• What is expected: Taking the data below, please print only the lines from the line holding "Write a LaTeX" to the line holding "(23,-90) (45,90) (53,-55)", inclusive, with pictures omitted.

** START OF Information supplied **

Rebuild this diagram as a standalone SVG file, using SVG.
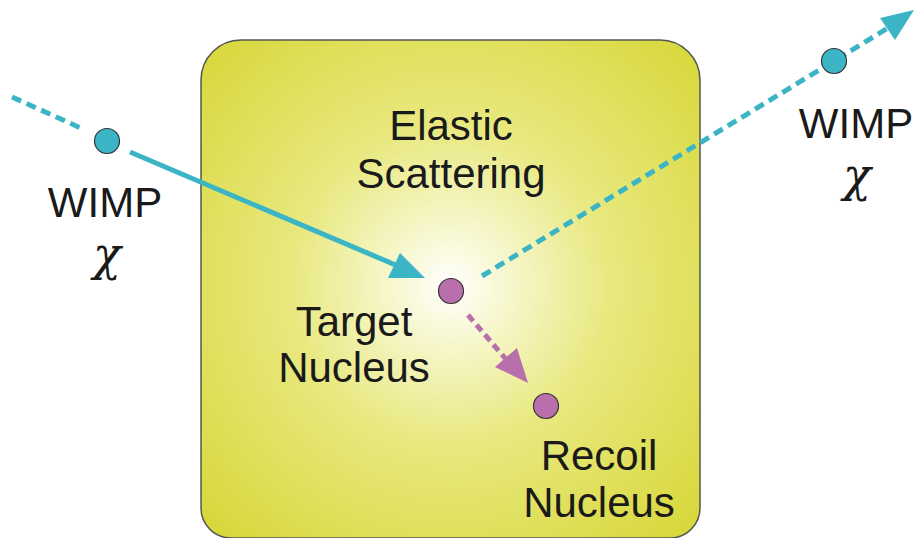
<svg xmlns="http://www.w3.org/2000/svg" width="915" height="538" viewBox="0 0 915 538">
<defs>
<radialGradient id="glow" gradientUnits="userSpaceOnUse" cx="450" cy="285" r="360">
<stop offset="0" stop-color="#ffffff"/>
<stop offset="0.14" stop-color="#f8f8d4"/>
<stop offset="0.45" stop-color="#e8e87e"/>
<stop offset="1" stop-color="#d6d634"/>
</radialGradient>
<style>
.lbl{font-family:"Liberation Sans",Arial,sans-serif;font-size:42px;fill:#1a1a1a;text-anchor:middle}
.chi{font-family:"DejaVu Serif",serif;font-style:italic;font-size:46px;fill:#1a1a1a;text-anchor:middle}
.wimp{fill:#3bb5c5;stroke:#333;stroke-width:1.2}
.nuc{fill:#b86fab;stroke:#333;stroke-width:1.2}
.teal{stroke:#3bb5c5;stroke-width:5;fill:none}
.purp{stroke:#b86fab;stroke-width:5;fill:none}
</style>
</defs>
<g id="box">
<path d="M241,40 H660 A40,40 0 0 1 700,80 V508 A30,30 0 0 1 670,538 H231 A30,30 0 0 1 201,508 V80 A40,40 0 0 1 241,40 Z" fill="url(#glow)" stroke="#555" stroke-width="1.5"/>
<text class="lbl" x="451" y="140">Elastic</text>
<text class="lbl" x="451" y="188">Scattering</text>
</g>
<g id="connectors">
<line class="teal" x1="12" y1="97" x2="83" y2="129" stroke-dasharray="10,6"/>
<line class="teal" x1="130" y1="152" x2="405" y2="269"/>
<polygon points="425,278 400,253 388,278" fill="#3bb5c5"/>
<line class="teal" x1="482" y1="276" x2="888" y2="28" stroke-dasharray="10,6"/>
<polygon points="914,10 880,18 895,40" fill="#3bb5c5"/>
<line class="purp" x1="468" y1="315" x2="510" y2="364" stroke-dasharray="8,5"/>
<polygon points="528,383 495,367 517,348" fill="#b86fab"/>
</g>
<g id="wimp-in">
<circle class="wimp" cx="107" cy="141" r="12.5"/>
<text class="lbl" x="105" y="217">WIMP</text>
<text class="chi" x="107" y="270">χ</text>
</g>
<g id="target">
<circle class="nuc" cx="451" cy="291" r="12.5"/>
<text class="lbl" x="354" y="336">Target</text>
<text class="lbl" x="354" y="382">Nucleus</text>
</g>
<g id="recoil">
<circle class="nuc" cx="546" cy="406" r="12.5"/>
<text class="lbl" x="599" y="470">Recoil</text>
<text class="lbl" x="599" y="517">Nucleus</text>
</g>
<g id="wimp-out">
<circle class="wimp" cx="834" cy="61" r="12.5"/>
<text class="lbl" x="856" y="138">WIMP</text>
<text class="chi" x="857" y="191">χ</text>
</g>
</svg>
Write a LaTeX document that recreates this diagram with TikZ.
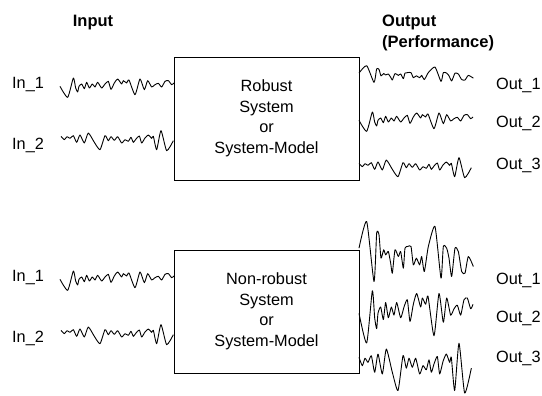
\documentclass[tikz,border=0pt]{standalone}
\usepackage{fontspec}
\setmainfont{Liberation Sans}
\begin{document}
\begin{tikzpicture}[x=1pt,y=-1pt,
  sysbox/.style={draw,line width=0.8pt},
  lbl/.style={font=\fontsize{16.3}{19}\selectfont,inner sep=0pt},
  head/.style={font=\fontsize{16.5}{20.5}\selectfont\bfseries,inner sep=0pt,align=left},
  boxtxt/.style={font=\fontsize{16.3}{20.5}\selectfont,align=center,inner sep=0pt},
  sig/.style={line width=0.9pt,line join=round}]
\useasboundingbox (0,0) rectangle (542,396);
\newcommand{\wavA}[1]{\draw[sig,#1] plot[smooth,tension=0.35] coordinates {(0,7) (23,40) (40,-18) (47,12) (53,24) (57,7) (65,0) (73,14) (80,-5) (88,12) (97,0) (105,9) (113,-5) (125,12) (135,0) (145,-8) (153,16) (163,-3) (173,-15) (185,0) (190,-10) (200,-3) (207,-12) (225,32) (240,-15) (253,17) (263,-10) (275,9) (285,2) (295,-2) (305,9) (315,-8) (325,-10) (335,2) (342,-3)};}
\newcommand{\wavB}[1]{\draw[sig,#1] plot[smooth,tension=0.35] coordinates {(0,-8) (10,2) (18,-7) (27,-2) (37,-10) (47,10) (57,-12) (70,12) (82,-18) (100,10) (117,32) (132,-10) (142,5) (150,-7) (160,4) (170,-7) (182,12) (192,2) (202,7) (210,-5) (217,10) (225,0) (235,-9) (242,12) (252,-3) (262,-12) (272,-2) (277,-8) (287,32) (300,-25) (317,35) (337,5)};}
\newcommand{\wavC}[1]{\draw[sig,#1] plot[smooth,tension=0.35] coordinates {(0,-10) (23,-90) (45,90) (53,-55) (60,-50) (66,20) (74,-5) (80,10) (88,0) (95,35) (100,65) (108,-5) (118,15) (125,0) (133,50) (138,-10) (146,-15) (156,-15) (163,40) (172,20) (182,40) (188,15) (196,60) (208,-15) (228,-75) (246,80) (253,-15) (263,-10) (270,20) (278,75) (288,-10) (298,0) (308,60) (318,65) (328,15) (343,45)};}

% headings
\node[head,anchor=base] (hin) at (93,27) {Input};
\node[head,anchor=base west] (hout) at (382,27) {Output};
\node[head,anchor=base west] (hperf) at (382,48) {(Performance)};

% boxes
\draw[sysbox] (174,57) rectangle (359,180);
\node[boxtxt] (rob) at (266.5,118.5) {Robust\\System\\or\\System-Model};
\draw[sysbox] (174,250) rectangle (359,373);
\node[boxtxt] (nrob) at (266.5,311.5) {Non-robust\\System\\or\\System-Model};

% labels
\node[lbl,anchor=west] (i1a) at (12,85) {In\_1};
\node[lbl,anchor=west] (i2a) at (12,145) {In\_2};
\node[lbl,anchor=west] (o1a) at (496,85) {Out\_1};
\node[lbl,anchor=west] (o2a) at (496,123) {Out\_2};
\node[lbl,anchor=west] (o3a) at (496,165) {Out\_3};
\node[lbl,anchor=west] (i1b) at (12,278) {In\_1};
\node[lbl,anchor=west] (i2b) at (12,338) {In\_2};
\node[lbl,anchor=west] (o1b) at (496,280) {Out\_1};
\node[lbl,anchor=west] (o2b) at (496,318) {Out\_2};
\node[lbl,anchor=west] (o3b) at (496,358) {Out\_3};

% signals (top)
\wavA{shift={(60,84)},xscale=1/3,yscale=1/3}
\wavB{shift={(61,139)},xscale=1/3,yscale=1/3}
\wavC{shift={(359,74)},xscale=1/3,yscale=0.0926}
\wavA{shift={(359,118)},xscale=1/3,yscale=1/3}
\wavB{shift={(359,166)},xscale=1/3,yscale=1/3}
% signals (bottom)
\wavA{shift={(60,277)},xscale=1/3,yscale=1/3}
\wavB{shift={(61,333)},xscale=1/3,yscale=1/3}
\wavC{shift={(359,251.5)},xscale=1/3,yscale=1/3}
\wavA{shift={(359,307)},xscale=1/3,yscale=0.9}
\wavB{shift={(359,364)},xscale=1/3,yscale=0.83}
\end{tikzpicture}
\end{document}
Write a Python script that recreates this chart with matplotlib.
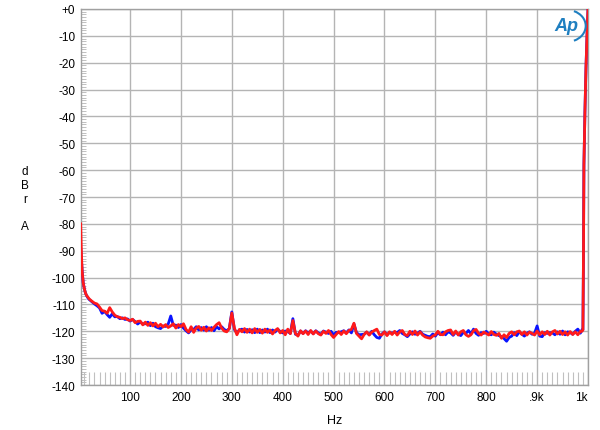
import numpy as np
import matplotlib
matplotlib.use("Agg")
import matplotlib.pyplot as plt
from matplotlib.patches import Arc
from matplotlib.ticker import MultipleLocator, FixedLocator

plt.rcParams['font.family'] = ['Liberation Sans', 'DejaVu Sans']

# ---------------- data ----------------
freq_low = [3, 4, 5, 6, 7, 8, 10, 12, 14, 16, 18]
freq_mid = list(range(20, 990, 5))
freq_high = [988, 990, 991, 992, 994, 996, 998, 1000]
freq = freq_low + freq_mid + freq_high

red_db = [
    -80, -88, -94, -98, -100, -102, -104, -105.5, -106.5, -107, -107.5,
    # 20-115
    -108, -108.8, -109.5, -109.8, -111, -112.3, -112.5, -113.3, -111.2, -112.8,
    -114, -114.6, -114.8, -115.3, -115, -115.7, -116, -115.5, -116.8, -116.3,
    # 120-215
    -116.2, -117.6, -116.6, -117.8, -116.8, -118, -117, -118.3, -117.4, -118.4,
    -117.5, -118.6, -118, -117.2, -118.8, -117.5, -118.3, -117.2, -119.3, -120.3,
    # 220-315
    -118.3, -120.4, -118.8, -118.2, -119.6, -118.5, -119.9, -118.7, -119.7, -118.5,
    -117.5, -116.8, -118.8, -119.9, -120.2, -119, -113.2, -118.8, -121.3, -119.3,
    # 320-415
    -120.2, -119, -120.4, -119.2, -120.6, -119, -120.4, -119.3, -120.7, -119.2,
    -120.4, -119.5, -121, -119.7, -119, -120.6, -119.7, -121.3, -119.2, -120.9,
    # 420-515
    -116, -120.8, -121.8, -119.8, -120.9, -119.9, -121.2, -119.7, -121, -119.9,
    -120.9, -121.4, -120, -120.8, -119.7, -121.2, -122.3, -121.2, -120.1, -121.2,
    # 520-615
    -119.9, -120.9, -119.7, -119.3, -117, -120.8, -121.8, -122.8, -121.2, -120.2,
    -121.4, -120.3, -119.7, -119.2, -121.2, -121.4, -120.2, -121.6, -120.2, -121.2,
    # 620-715
    -120, -121.4, -120.2, -119.7, -121.2, -121.6, -120, -121.2, -119.9, -121.4,
    -120.2, -121.4, -122.1, -122.4, -122.6, -121.8, -121.3, -120, -121.2, -121.3,
    # 720-815
    -120.2, -119.7, -119.5, -121.2, -119.9, -121.4, -120.2, -119.7, -121.3, -121.9,
    -121.3, -119.8, -119.3, -120.8, -121.4, -120.3, -120.8, -121.4, -120.1, -121.2,
    # 820-915
    -121.5, -120.8, -122.6, -121.3, -122.3, -120.8, -120.2, -121.3, -120.2, -119.9,
    -121.2, -120.2, -121.4, -120.3, -120.8, -121.4, -119.9, -121.3, -120.2, -121.2,
    # 920-985
    -120, -121.4, -120.2, -119.7, -121, -120, -121.2, -120.2, -121.4, -120.1,
    -121.2, -120.2, -121.3, -120,
    # rise to 1 kHz
    -120, -119.5, -95, -58, -38, -22, -10, 0,
]

blue_db = [
    -89, -92, -95, -98, -100, -102, -104, -105.5, -106.5, -107.2, -107.8,
    # 20-115
    -108.2, -109, -109.8, -110.5, -111.3, -113.3, -112.6, -113.8, -114.8, -113.5,
    -114.6, -114.5, -115.3, -115, -115.6, -115.4, -116.2, -115.6, -116.4, -117.3,
    # 120-215
    -116.5, -117.3, -117.2, -116.6, -117.9, -117, -118.3, -118.7, -119, -118,
    -118.2, -117.3, -114.3, -117.8, -117.7, -118.6, -117.5, -118.8, -119.8, -120.6,
    # 220-315
    -119.5, -119.3, -118.3, -119.5, -118.6, -119.6, -118.3, -119.6, -118.6, -119.8,
    -118.3, -119.1, -118.3, -119.3, -119.8, -119, -112.8, -119.3, -120.6, -119.5,
    # 320-415
    -119.2, -120.3, -119.3, -120.3, -119.4, -120.5, -119.2, -120.5, -119.5, -120.3,
    -119.2, -120.5, -119.5, -120.3, -119.2, -120.1, -120.6, -119.9, -120.1, -120.8,
    # 420-515
    -115.3, -121.1, -121.4, -119.9, -120.8, -119.8, -120.6, -119.9, -120.9, -119.8,
    -120.6, -121.1, -119.9, -120.3, -120.8, -120, -121.3, -120.4, -120.5, -120.2,
    # 520-615
    -119.8, -120.6, -119.5, -120.6, -117.3, -120.5, -121.3, -121.2, -121.1, -120.3,
    -121.3, -120, -121.3, -122.3, -122.6, -121, -120.2, -121.3, -120.4, -120.7,
    # 620-715
    -120.3, -120.5, -119.7, -120.8, -121.3, -122, -121, -120.2, -121.1, -120.7,
    -120, -121.1, -121.5, -121.9, -122, -121, -121.8, -120.5, -121.3, -120.3,
    # 720-815
    -121.3, -120.2, -120.6, -121.5, -120.3, -121.1, -121.6, -120.4, -120.8, -119.7,
    -120.9, -119.2, -120.8, -121.5, -120.5, -120.8, -120, -121.1, -121.3, -120.3,
    # 820-915
    -121.1, -121.6, -122, -122.7, -123.7, -122.3, -121.8, -120.5, -121.6, -120.2,
    -121.1, -121.8, -120.7, -120.2, -121.1, -120.7, -118, -121.8, -122, -120.5,
    # 920-985
    -120.8, -120.5, -120.6, -121.3, -120.2, -121.1, -119.9, -121.3, -120.2, -120.5,
    -121.1, -120, -119.2, -120.7,
    # rise to 1 kHz
    -119.5, -119.5, -95, -58, -38, -22, -10, 0,
]

x_ticks = [100, 200, 300, 400, 500, 600, 700, 800, 900, 1000]
x_tick_labels = ["100", "200", "300", "400", "500", "600", "700", "800", ".9k", "1k"]
y_ticks = [0, -10, -20, -30, -40, -50, -60, -70, -80, -90, -100, -110, -120, -130, -140]
y_tick_labels = ["+0"] + [str(v) for v in y_ticks[1:]]

# ---------------- figure ----------------
fig = plt.figure(figsize=(6.0, 4.31), dpi=100)
ax = fig.add_axes([0.1345, 0.1044, 0.98 - 0.1345, 0.9768 - 0.1044])

ax.plot(freq, blue_db, color="#0a14ff", lw=2.0, zorder=3)
ax.plot(freq, red_db, color="#ff1a1a", lw=2.0, zorder=4)

ax.set_xlim(3, 1000)
ax.set_ylim(-140, 0)

ax.xaxis.set_major_locator(FixedLocator(x_ticks))
ax.set_xticklabels(x_tick_labels)
ax.yaxis.set_major_locator(FixedLocator(y_ticks))
ax.set_yticklabels(y_tick_labels)
ax.get_xticklabels()[-1].set_horizontalalignment("right")

ax.grid(True, which="major", color="#b4b4b4", lw=1.0, zorder=1)
ax.tick_params(which="major", length=0, labelsize=8.5, colors="black", pad=4)

# minor ticks: 10 Hz along bottom, 1 dB along left, drawn inside
minor_x = [v for v in range(10, 1000, 10) if v % 100 != 0]
ax.xaxis.set_minor_locator(FixedLocator(minor_x))
ax.yaxis.set_minor_locator(MultipleLocator(1))
ax.tick_params(axis="x", which="minor", direction="in", length=9.5,
               width=0.8, color="#c0c0c0", bottom=True, top=False)
ax.tick_params(axis="y", which="minor", direction="in", length=3.5,
               width=0.7, color="#c0c0c0", left=True, right=False)

for s in ax.spines.values():
    s.set_color("#a0a0a0")
    s.set_linewidth(1.0)

ax.set_xlabel("Hz", fontsize=9, labelpad=8)

# stacked y label "dBr A"
for txt, yp in [("d", 172), ("B", 186), ("r", 200), ("A", 227)]:
    fig.text(25 / 600, 1 - yp / 431, txt, fontsize=8.5, ha="center", va="center")

# Ap logo
ax.text(0.958, 0.955, "Ap", transform=ax.transAxes, fontsize=13, fontstyle="italic",
        fontweight="bold", color="#1f7fc0", ha="center", va="center", zorder=5)
ax.add_patch(Arc((0.958, 0.955), 0.075, 0.085, theta1=-70, theta2=70,
                 transform=ax.transAxes, color="#1f7fc0", lw=1.5, zorder=5))

fig.savefig("out.png", dpi=100)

** END OF Information supplied **

• Worked solution:
Write a LaTeX document that recreates this diagram with TikZ.
\documentclass[tikz,border=0pt]{standalone}
\usepackage{fontspec}
\setmainfont{Liberation Sans}
\begin{document}
\begin{tikzpicture}[x=1pt,y=-1pt,
  sysbox/.style={draw,line width=0.8pt},
  lbl/.style={font=\fontsize{16.3}{19}\selectfont,inner sep=0pt},
  head/.style={font=\fontsize{16.5}{20.5}\selectfont\bfseries,inner sep=0pt,align=left},
  boxtxt/.style={font=\fontsize{16.3}{20.5}\selectfont,align=center,inner sep=0pt},
  sig/.style={line width=0.9pt,line join=round}]
\useasboundingbox (0,0) rectangle (542,396);
\newcommand{\wavA}[1]{\draw[sig,#1] plot[smooth,tension=0.35] coordinates {(0,7) (23,40) (40,-18) (47,12) (53,24) (57,7) (65,0) (73,14) (80,-5) (88,12) (97,0) (105,9) (113,-5) (125,12) (135,0) (145,-8) (153,16) (163,-3) (173,-15) (185,0) (190,-10) (200,-3) (207,-12) (225,32) (240,-15) (253,17) (263,-10) (275,9) (285,2) (295,-2) (305,9) (315,-8) (325,-10) (335,2) (342,-3)};}
\newcommand{\wavB}[1]{\draw[sig,#1] plot[smooth,tension=0.35] coordinates {(0,-8) (10,2) (18,-7) (27,-2) (37,-10) (47,10) (57,-12) (70,12) (82,-18) (100,10) (117,32) (132,-10) (142,5) (150,-7) (160,4) (170,-7) (182,12) (192,2) (202,7) (210,-5) (217,10) (225,0) (235,-9) (242,12) (252,-3) (262,-12) (272,-2) (277,-8) (287,32) (300,-25) (317,35) (337,5)};}
\newcommand{\wavC}[1]{\draw[sig,#1] plot[smooth,tension=0.35] coordinates {(0,-10) (23,-90) (45,90) (53,-55) (60,-50) (66,20) (74,-5) (80,10) (88,0) (95,35) (100,65) (108,-5) (118,15) (125,0) (133,50) (138,-10) (146,-15) (156,-15) (163,40) (172,20) (182,40) (188,15) (196,60) (208,-15) (228,-75) (246,80) (253,-15) (263,-10) (270,20) (278,75) (288,-10) (298,0) (308,60) (318,65) (328,15) (343,45)};}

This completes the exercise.